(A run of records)
------------------------------------------------
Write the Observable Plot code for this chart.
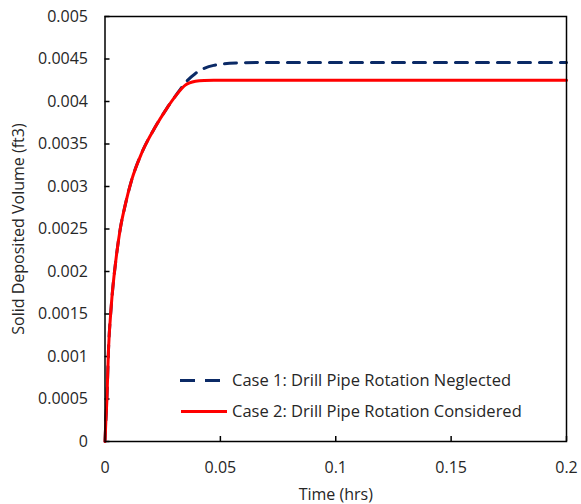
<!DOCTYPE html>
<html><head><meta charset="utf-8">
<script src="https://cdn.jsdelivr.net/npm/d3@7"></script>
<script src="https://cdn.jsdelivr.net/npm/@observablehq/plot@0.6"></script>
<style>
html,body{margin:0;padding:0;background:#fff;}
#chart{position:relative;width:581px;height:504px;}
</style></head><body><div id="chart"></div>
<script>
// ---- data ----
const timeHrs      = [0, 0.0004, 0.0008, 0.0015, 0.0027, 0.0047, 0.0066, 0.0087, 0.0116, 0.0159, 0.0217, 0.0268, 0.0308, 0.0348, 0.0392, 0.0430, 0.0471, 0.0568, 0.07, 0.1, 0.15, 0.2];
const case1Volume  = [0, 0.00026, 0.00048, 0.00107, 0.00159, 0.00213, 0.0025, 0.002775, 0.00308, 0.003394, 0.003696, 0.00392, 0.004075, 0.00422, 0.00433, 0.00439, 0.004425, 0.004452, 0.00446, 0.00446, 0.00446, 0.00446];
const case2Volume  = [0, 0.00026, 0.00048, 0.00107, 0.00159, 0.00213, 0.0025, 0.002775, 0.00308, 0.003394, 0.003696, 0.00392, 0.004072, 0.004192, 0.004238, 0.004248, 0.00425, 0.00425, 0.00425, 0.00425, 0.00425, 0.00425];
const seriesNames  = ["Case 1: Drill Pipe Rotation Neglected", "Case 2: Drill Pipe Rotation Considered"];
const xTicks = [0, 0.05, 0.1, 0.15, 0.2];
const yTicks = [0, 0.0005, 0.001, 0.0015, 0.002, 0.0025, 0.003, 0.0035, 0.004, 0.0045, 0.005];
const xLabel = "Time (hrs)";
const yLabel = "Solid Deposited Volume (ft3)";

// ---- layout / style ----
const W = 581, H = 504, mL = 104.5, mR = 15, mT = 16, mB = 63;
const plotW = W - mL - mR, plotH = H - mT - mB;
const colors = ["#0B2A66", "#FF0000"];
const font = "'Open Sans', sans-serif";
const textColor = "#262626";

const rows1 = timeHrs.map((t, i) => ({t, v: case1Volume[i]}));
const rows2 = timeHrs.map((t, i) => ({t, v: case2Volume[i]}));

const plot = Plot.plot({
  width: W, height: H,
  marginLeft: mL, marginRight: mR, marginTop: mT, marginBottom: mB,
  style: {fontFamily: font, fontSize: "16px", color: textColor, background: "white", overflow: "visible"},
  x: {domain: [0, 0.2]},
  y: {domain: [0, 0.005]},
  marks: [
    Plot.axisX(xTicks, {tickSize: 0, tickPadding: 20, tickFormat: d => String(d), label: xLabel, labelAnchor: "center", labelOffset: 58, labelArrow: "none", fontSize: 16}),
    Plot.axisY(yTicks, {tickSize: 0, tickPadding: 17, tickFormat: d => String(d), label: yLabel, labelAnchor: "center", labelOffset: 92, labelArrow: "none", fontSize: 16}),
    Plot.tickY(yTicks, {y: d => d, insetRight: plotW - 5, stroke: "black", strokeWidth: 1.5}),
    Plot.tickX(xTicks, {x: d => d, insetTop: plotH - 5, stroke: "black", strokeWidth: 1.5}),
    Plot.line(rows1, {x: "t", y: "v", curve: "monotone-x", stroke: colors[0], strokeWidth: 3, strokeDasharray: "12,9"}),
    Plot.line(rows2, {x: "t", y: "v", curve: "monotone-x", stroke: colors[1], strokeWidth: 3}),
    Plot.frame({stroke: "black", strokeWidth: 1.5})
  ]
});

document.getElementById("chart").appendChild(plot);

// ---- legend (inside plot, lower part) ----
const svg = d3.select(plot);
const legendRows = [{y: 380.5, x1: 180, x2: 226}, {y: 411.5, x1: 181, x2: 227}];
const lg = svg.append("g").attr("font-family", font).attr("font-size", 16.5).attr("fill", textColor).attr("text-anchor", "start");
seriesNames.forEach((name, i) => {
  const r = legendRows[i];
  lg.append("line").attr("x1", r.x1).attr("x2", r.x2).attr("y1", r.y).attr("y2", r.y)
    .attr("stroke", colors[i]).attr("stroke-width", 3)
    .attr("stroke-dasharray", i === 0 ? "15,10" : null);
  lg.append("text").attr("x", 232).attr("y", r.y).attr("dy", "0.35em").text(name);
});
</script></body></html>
------------------------------------------------
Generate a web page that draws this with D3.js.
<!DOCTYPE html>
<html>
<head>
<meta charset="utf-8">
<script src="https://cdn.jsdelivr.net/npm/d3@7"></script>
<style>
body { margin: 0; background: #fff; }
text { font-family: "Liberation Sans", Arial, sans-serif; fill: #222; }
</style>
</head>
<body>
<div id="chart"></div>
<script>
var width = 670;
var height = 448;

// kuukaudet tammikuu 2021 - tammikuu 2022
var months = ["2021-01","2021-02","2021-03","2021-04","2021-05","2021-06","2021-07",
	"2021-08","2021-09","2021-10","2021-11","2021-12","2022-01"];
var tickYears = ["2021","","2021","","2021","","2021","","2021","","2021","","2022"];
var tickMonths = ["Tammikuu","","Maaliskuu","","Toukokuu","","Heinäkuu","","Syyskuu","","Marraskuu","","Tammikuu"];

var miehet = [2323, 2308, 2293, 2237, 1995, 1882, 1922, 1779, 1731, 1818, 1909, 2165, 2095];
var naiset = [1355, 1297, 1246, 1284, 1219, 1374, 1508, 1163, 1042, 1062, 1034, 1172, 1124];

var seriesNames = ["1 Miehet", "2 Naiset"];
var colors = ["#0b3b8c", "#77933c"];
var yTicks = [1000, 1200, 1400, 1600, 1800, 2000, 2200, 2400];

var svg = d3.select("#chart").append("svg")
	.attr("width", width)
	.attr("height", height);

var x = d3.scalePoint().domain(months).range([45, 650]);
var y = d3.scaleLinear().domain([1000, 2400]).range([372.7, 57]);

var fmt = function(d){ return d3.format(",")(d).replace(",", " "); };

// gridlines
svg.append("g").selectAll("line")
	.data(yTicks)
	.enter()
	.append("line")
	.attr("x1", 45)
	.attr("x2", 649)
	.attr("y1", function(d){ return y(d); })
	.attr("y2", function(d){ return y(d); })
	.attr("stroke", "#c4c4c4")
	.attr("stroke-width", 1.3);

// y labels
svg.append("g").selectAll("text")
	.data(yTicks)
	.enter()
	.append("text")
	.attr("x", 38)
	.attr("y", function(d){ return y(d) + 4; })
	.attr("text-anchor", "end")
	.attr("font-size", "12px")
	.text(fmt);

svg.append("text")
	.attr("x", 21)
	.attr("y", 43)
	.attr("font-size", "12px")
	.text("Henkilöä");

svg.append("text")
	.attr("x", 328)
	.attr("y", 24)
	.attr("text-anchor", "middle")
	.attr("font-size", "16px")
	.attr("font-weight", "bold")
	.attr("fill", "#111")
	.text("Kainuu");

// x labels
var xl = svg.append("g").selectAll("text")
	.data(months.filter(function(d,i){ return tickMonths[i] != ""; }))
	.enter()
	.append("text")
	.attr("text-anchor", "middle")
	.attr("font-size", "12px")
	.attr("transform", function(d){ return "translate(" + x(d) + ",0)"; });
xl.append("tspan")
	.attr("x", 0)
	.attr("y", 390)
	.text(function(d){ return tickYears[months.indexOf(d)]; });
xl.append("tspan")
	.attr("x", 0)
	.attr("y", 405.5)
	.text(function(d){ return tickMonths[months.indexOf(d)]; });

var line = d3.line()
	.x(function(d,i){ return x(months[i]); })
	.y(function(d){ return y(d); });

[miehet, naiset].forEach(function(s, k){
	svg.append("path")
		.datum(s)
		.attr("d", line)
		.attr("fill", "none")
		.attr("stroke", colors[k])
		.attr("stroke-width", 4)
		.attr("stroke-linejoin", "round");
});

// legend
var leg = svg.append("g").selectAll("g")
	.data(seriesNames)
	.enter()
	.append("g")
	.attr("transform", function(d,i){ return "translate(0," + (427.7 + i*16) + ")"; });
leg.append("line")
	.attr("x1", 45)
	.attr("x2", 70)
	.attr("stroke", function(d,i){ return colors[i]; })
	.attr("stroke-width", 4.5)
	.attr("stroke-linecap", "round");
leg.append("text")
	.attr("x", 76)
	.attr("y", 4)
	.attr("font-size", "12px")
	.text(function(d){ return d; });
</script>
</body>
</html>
------------------------------------------------
In the material above, locate the line containing "Generate a web" and the line containing "var yTicks = [1000, 1200, 1400, 1600, 1800, 2000, 2200, 2400];". Transcribe exactly those two lines and every line between them, and nothing more.

Generate a web page that draws this with D3.js.
<!DOCTYPE html>
<html>
<head>
<meta charset="utf-8">
<script src="https://cdn.jsdelivr.net/npm/d3@7"></script>
<style>
body { margin: 0; background: #fff; }
text { font-family: "Liberation Sans", Arial, sans-serif; fill: #222; }
</style>
</head>
<body>
<div id="chart"></div>
<script>
var width = 670;
var height = 448;

// kuukaudet tammikuu 2021 - tammikuu 2022
var months = ["2021-01","2021-02","2021-03","2021-04","2021-05","2021-06","2021-07",
	"2021-08","2021-09","2021-10","2021-11","2021-12","2022-01"];
var tickYears = ["2021","","2021","","2021","","2021","","2021","","2021","","2022"];
var tickMonths = ["Tammikuu","","Maaliskuu","","Toukokuu","","Heinäkuu","","Syyskuu","","Marraskuu","","Tammikuu"];

var miehet = [2323, 2308, 2293, 2237, 1995, 1882, 1922, 1779, 1731, 1818, 1909, 2165, 2095];
var naiset = [1355, 1297, 1246, 1284, 1219, 1374, 1508, 1163, 1042, 1062, 1034, 1172, 1124];

var seriesNames = ["1 Miehet", "2 Naiset"];
var colors = ["#0b3b8c", "#77933c"];
var yTicks = [1000, 1200, 1400, 1600, 1800, 2000, 2200, 2400];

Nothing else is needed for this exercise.